Al Qaeda's second-in-command lashed out at the government of Pakistan in a purported statement released Wednesday, saying it had turned on its people by cooperating with the United States and its allies.
The statement, attributed to Ayman al-Zawahiri, referred to Pakistan's leader, Asif Ali Zardari, as a "robber president."
The statement linked Zardari to the American war effort in Afghanistan, and to allegations of American desecrations of Qurans.
The people of Pakistan are sinning by being silent against the current administration, he wrote.
The statement also expressed the terrorist leader's condolences for victims of the recent flooding in Pakistan. More than 1,600 people have died, according to the country's disaster authority, and at least 17 million Pakistanis have been affected.
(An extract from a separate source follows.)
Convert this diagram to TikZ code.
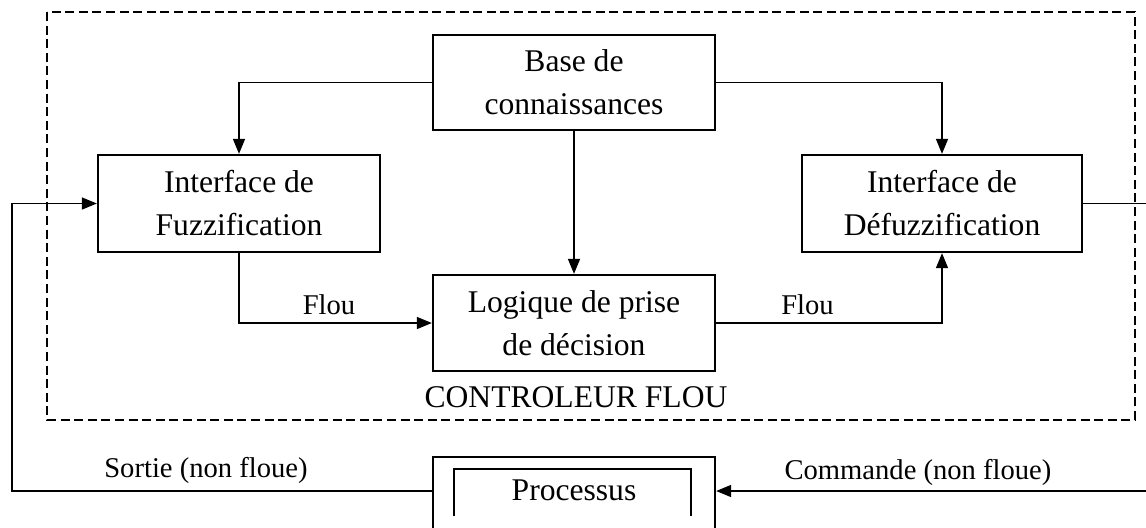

The statement declared that Zawahiri wished for al Qaeda to be there to help with aid efforts, "but the treasonous ruling class in the Pakistani government and army came -- and continues to come -- between us and this honor, as a service to the senior criminals in Washington, London and Tel Aviv."
Pakistani officials did not immediately comment on the statement.
The al Qaeda second-in-command also took aim at what he characterized as American manipulation of the transition from former Pakistani President Pervez Musharraf to Zardari, and claimed that the United States was trying to do the same with the candidacy of Mohamed ElBaradei in Egypt.
"There must be awareness of the flimsiness of the position which says that we might be able to achieve our liberty, honor and dignity by rallying around American influence and following its emissaries," he said. "All this flimsy call will bring us is a move from one vassalage to another vassalage and from one corruption to another corruption."